I think that there is some deeper significance in this one line that I can overanalyze and share with you all.

"Without question, one of the most frustrating things about the Christian life is the apparent contradiction between what God reckons us to be and what we, by experience, know ourselves to be." - Robin Boisvert

That summarizes what is likely every Christian's most arduous and tortuous battle.  We know what God deems us to be, and still it is impossible to ignore what we know we are by the acts we carry out, the thoughts we conceive, and the words we utter.  Our lowly self-esteem trumps our Lord's undeserving favorable gaze of affection towards us.

But, there are those shining moments of spurious glory where our actions, thoughts, and words somehow find themselves in line with the status we have with our Lord.  These are those seasons where we think we can finally deem ourselves to be deserving of God's love and grace, where we believe ourselves "fit to be seen."

And if we are not in one of these seasons?  Well, then all pleasure of "seeing" God, of communing with Him, of praying with Him, of serving Him, is gone.

The painful irony and quandary is, to put it gently, irreverent to God.

We place the sight we see in the mirror above His perspective that we read about in the Scriptures.

If we were to take Mr. Frank Churchill's quote and tweak it to fit this example, it would sound something like this:

"I have no pleasure in seeing my God, unless I can believe myself fit to be seen."
or, more specifically...

"I have no pleasure in conversing with, serving, or loving my God unless I can believe myself fit to converse with, serve, or love Him."

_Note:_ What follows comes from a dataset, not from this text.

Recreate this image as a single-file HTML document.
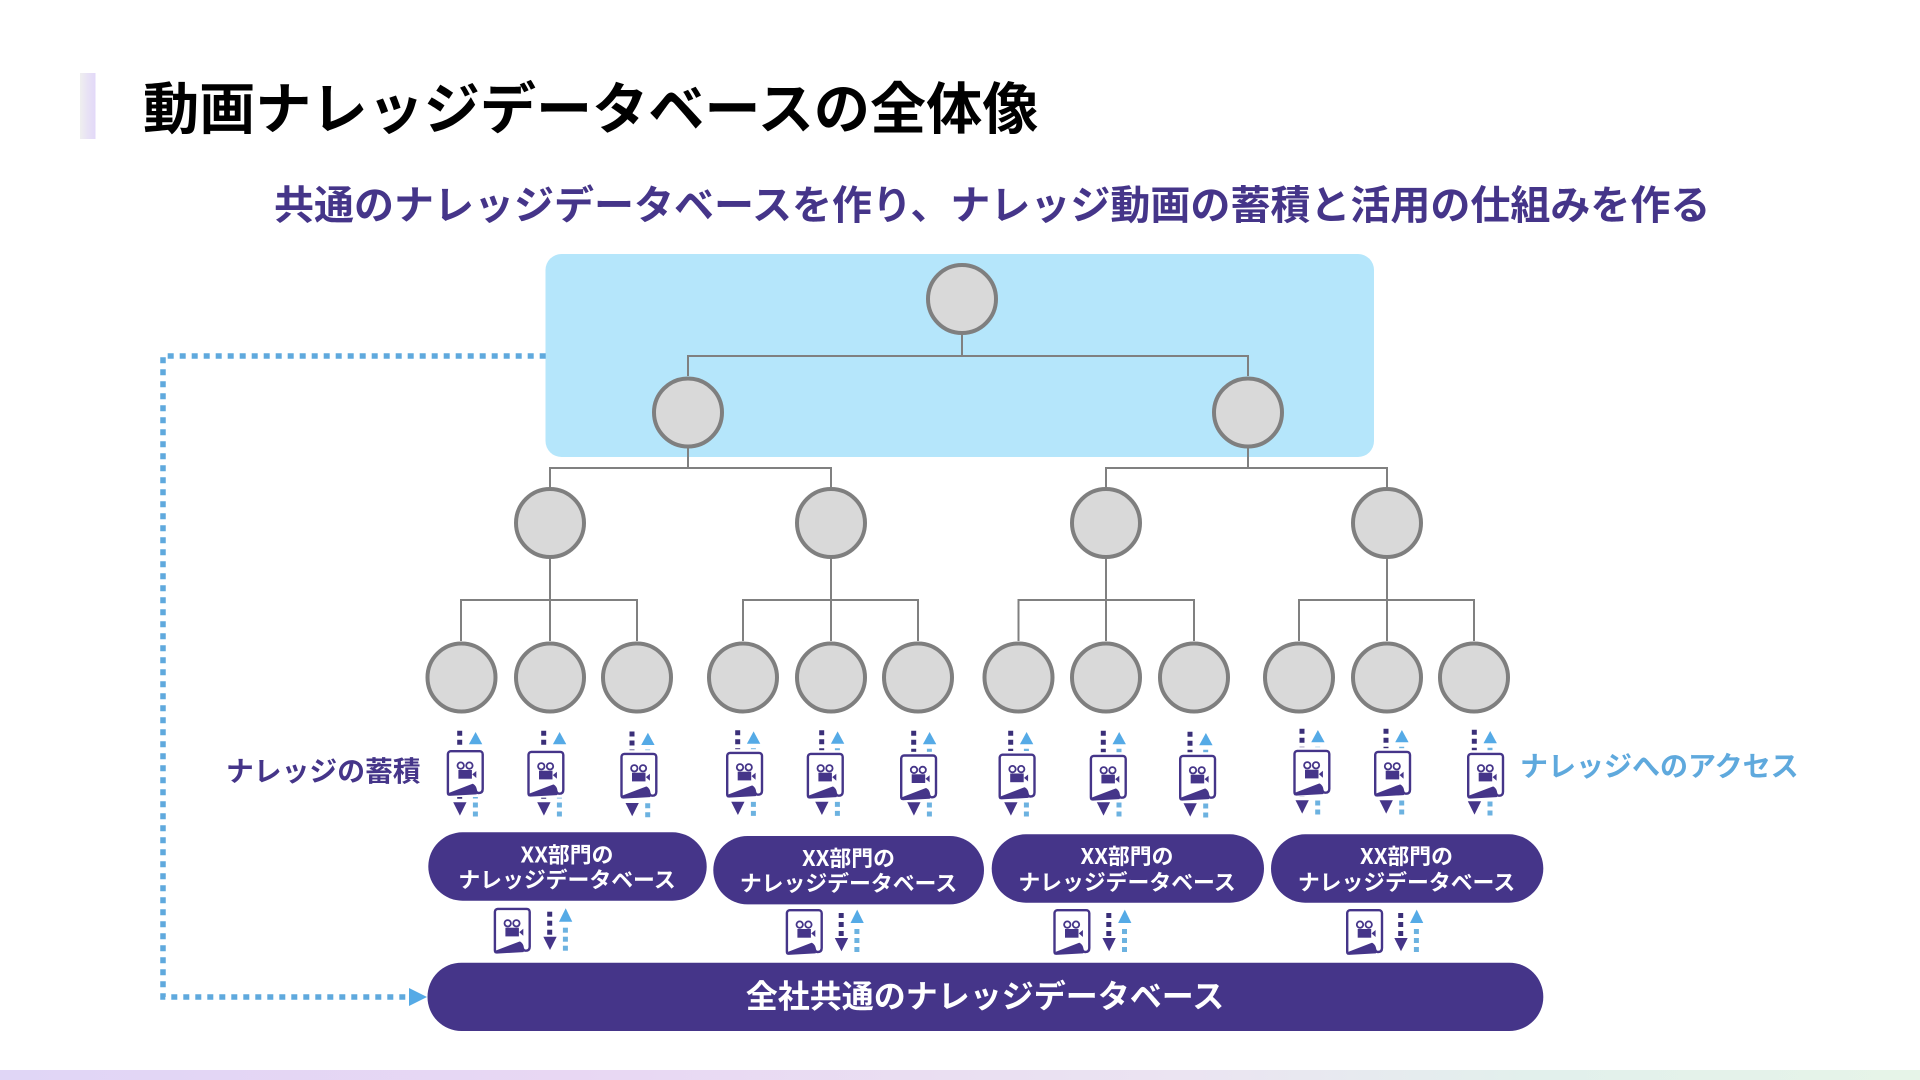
<!DOCTYPE html>
<html lang="ja">
<head>
<meta charset="utf-8">
<title>動画ナレッジデータベースの全体像</title>
<style>
html,body{margin:0;padding:0;background:#fff;width:1920px;height:1080px;overflow:hidden}
svg{display:block}
text{font-family:"Noto Sans CJK JP","Liberation Sans",sans-serif;font-weight:700}
</style>
</head>
<body>
<svg width="1920" height="1080" viewBox="0 0 1920 1080" xmlns="http://www.w3.org/2000/svg">
<defs>
<linearGradient id="foot" x1="0" x2="1" y1="0" y2="0">
<stop offset="0" stop-color="#e0d6f6"/><stop offset=".3" stop-color="#e8d7f3"/><stop offset=".62" stop-color="#ebe4f2"/><stop offset=".8" stop-color="#e2f0ec"/><stop offset="1" stop-color="#e6f4e8"/>
</linearGradient>
<linearGradient id="bar" x1="0" x2="1" y1="0" y2="0">
<stop offset="0" stop-color="#efefef"/><stop offset=".5" stop-color="#e8e2f5"/><stop offset="1" stop-color="#e2d8f8"/>
</linearGradient>
<g id="doc">
<rect x="-2" y="-2.5" width="41" height="49.5" fill="#fff"/>
<path d="M4 1.2H33A3 3 0 0 1 36 4.2V39Q36 43 32 43Q29.5 43 29 40Q28.5 36.5 26 35L2 44.2Q1.2 44.5 1.2 42V4A3 3 0 0 1 4 1.2Z" fill="#fff" stroke="#453589" stroke-width="2.4" stroke-linejoin="round"/>
<path d="M1.5 45L26 35Q28.5 37 29 40.5L29.5 43.8L3 45.3Z" fill="#453589" stroke="#453589" stroke-width="1.2" stroke-linejoin="round"/>
<circle cx="14" cy="15.6" r="3.2" fill="none" stroke="#453589" stroke-width="1.8"/>
<circle cx="22.7" cy="15.6" r="3.2" fill="none" stroke="#453589" stroke-width="1.8"/>
<rect x="11.7" y="20" width="13.5" height="8.7" fill="#453589"/>
<polygon points="25.5,24.4 29.6,21 29.6,28" fill="#453589"/>
</g>
<g id="ar">
<path d="M0 -2.5V66" fill="none" stroke="#3a2f78" stroke-width="5" stroke-dasharray="5 4"/>
<polygon points="-6.5,69 6.8,69 0.2,82.3" fill="#453589"/>
<polygon points="9.2,11 22.6,11 15.9,-1.3" fill="#55aae6"/>
<path d="M15.7 83.2V15.5" fill="none" stroke="#6cb2e0" stroke-width="5" stroke-dasharray="5 4"/>
</g>
<g id="b">
<rect x="53.5" y="4" width="5" height="5" fill="#3a2f78"/>
<rect x="53.5" y="13" width="5" height="5" fill="#3a2f78"/>
<rect x="53.5" y="22" width="5" height="5" fill="#3a2f78"/>
<polygon points="49.6,29 63,29 56.3,42.3" fill="#453589"/>
<polygon points="65.3,14 78.6,14 72,0.6" fill="#55aae6"/>
<rect x="69.2" y="20" width="5" height="5" fill="#6cb2e0"/>
<rect x="69.2" y="29" width="5" height="5" fill="#6cb2e0"/>
<rect x="69.2" y="38" width="5" height="5" fill="#6cb2e0"/>
</g>
</defs>

<rect width="1920" height="1080" fill="#fff"/>
<rect x="80" y="73" width="15.5" height="66" fill="url(#bar)"/>
<rect x="0" y="1070" width="1920" height="10" fill="url(#foot)"/>

<text x="143" y="129" font-size="56.15" fill="#000">動画ナレッジデータベースの全体像</text>
<text x="274" y="219" font-size="40" fill="#453589">共通のナレッジデータベースを作り、ナレッジ動画の蓄積と活用の仕組みを作る</text>

<rect x="545.5" y="254" width="828.5" height="203" rx="16" fill="#b5e6fb"/>

<g fill="none" stroke="#808080" stroke-width="2">
<path d="M962 335V356M688 376V356H1248V376"/>
<path d="M688 448V468M550 487V468H831V487"/>
<path d="M1248 448V468M1106 487V468H1387V487"/>
<path d="M550 559V641M461 641V600H637V641"/>
<path d="M831 559V641M743 641V600H918V641"/>
<path d="M1106 559V641M1018.5 641V600H1194V641"/>
<path d="M1387 559V641M1299 641V600H1474V641"/>
</g>

<g fill="#d9d9d9" stroke="#7f7f7f" stroke-width="4">
<circle cx="962" cy="299" r="34"/>
<circle cx="688" cy="412.5" r="34"/><circle cx="1248" cy="412.5" r="34"/>
<circle cx="550" cy="523" r="34"/><circle cx="831" cy="523" r="34"/><circle cx="1106" cy="523" r="34"/><circle cx="1387" cy="523" r="34"/>
<circle cx="461.5" cy="677.5" r="34"/><circle cx="550" cy="677.5" r="34"/><circle cx="637" cy="677.5" r="34"/>
<circle cx="743" cy="677.5" r="34"/><circle cx="831" cy="677.5" r="34"/><circle cx="918" cy="677.5" r="34"/>
<circle cx="1018.5" cy="677.5" r="34"/><circle cx="1106" cy="677.5" r="34"/><circle cx="1194" cy="677.5" r="34"/>
<circle cx="1299" cy="677.5" r="34"/><circle cx="1387" cy="677.5" r="34"/><circle cx="1474" cy="677.5" r="34"/>
</g>

<path d="M545.7 356H163V997H409" fill="none" stroke="#5fa9dd" stroke-width="5.5" stroke-dasharray="6 6"/>
<polygon points="409,988 409,1006 427,997" fill="#55aae6"/>

<use href="#ar" x="459.7" y="733.3"/><use href="#doc" x="446.7" y="750"/>
<use href="#ar" x="543.7" y="733.3"/><use href="#doc" x="527.3" y="750.7"/>
<use href="#ar" x="632" y="734"/><use href="#doc" x="620.3" y="752.7"/>
<use href="#ar" x="737.7" y="732.7"/><use href="#doc" x="726" y="751.7"/>
<use href="#ar" x="821.7" y="732.7"/><use href="#doc" x="806.7" y="752.7"/>
<use href="#ar" x="913.7" y="733.3"/><use href="#doc" x="900" y="754.3"/>
<use href="#ar" x="1010.7" y="733.3"/><use href="#doc" x="998.5" y="753.5"/>
<use href="#ar" x="1103.3" y="733.3"/><use href="#doc" x="1089.7" y="754.7"/>
<use href="#ar" x="1190" y="734.3"/><use href="#doc" x="1179" y="754.7"/>
<use href="#ar" x="1302" y="731.3"/><use href="#doc" x="1293.3" y="749.7"/>
<use href="#ar" x="1386" y="731.3"/><use href="#doc" x="1374" y="750.7"/>
<use href="#ar" x="1474.3" y="732.3"/><use href="#doc" x="1467" y="752.7"/>

<rect x="428.3" y="832.3" width="278.4" height="68.4" rx="34.2" fill="#453589"/>
<rect x="713.3" y="836" width="270.7" height="68.4" rx="34.2" fill="#453589"/>
<rect x="991.7" y="834.3" width="272.3" height="68.4" rx="34.2" fill="#453589"/>
<rect x="1271" y="834.3" width="272.3" height="68.4" rx="34.2" fill="#453589"/>
<rect x="427.5" y="962.7" width="1115.8" height="68.3" rx="34" fill="#453589"/>

<g fill="#fff" font-size="21.85" text-anchor="middle">
<text x="567" y="862.5">XX部門の</text><text x="567" y="887.5">ナレッジデータベース</text>
<text x="848.5" y="866">XX部門の</text><text x="848.5" y="891">ナレッジデータベース</text>
<text x="1127" y="864">XX部門の</text><text x="1127" y="890">ナレッジデータベース</text>
<text x="1406.5" y="864">XX部門の</text><text x="1406.5" y="890">ナレッジデータベース</text>
</g>
<text x="985" y="1007.5" font-size="32" fill="#fff" text-anchor="middle">全社共通のナレッジデータベース</text>

<use href="#doc" x="493.7" y="907.7"/><use href="#b" x="493.7" y="907.7"/>
<use href="#doc" x="785.7" y="909"/><use href="#b" x="785.2" y="909"/>
<use href="#doc" x="1053.3" y="909"/><use href="#b" x="1052.8" y="909"/>
<use href="#doc" x="1346" y="909"/><use href="#b" x="1344.7" y="909"/>

<text x="226" y="781" font-size="27.8" fill="#453589">ナレッジの蓄積</text>
<text x="1520" y="776" font-size="28" fill="#5fa9dd">ナレッジへのアクセス</text>
</svg>
</body>
</html>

The word in this line that carries the most weight is "pleasure."  It is not that we just feel unworthy, but that that feeling takes away the "pleasure" in our relationship with God.  Furthermore, it is our wayward belief that determines the pleasure (or lack of) we find in our relationship with God.

A paradigm shift is in order.

Monday, December 12, 2011

CONFESSION

You know what absolutely kills me inside? Knowing that I'll never be the best at a single damn thing in this world.

But you know what keeps me sane? Knowing that I'm fully aware of this.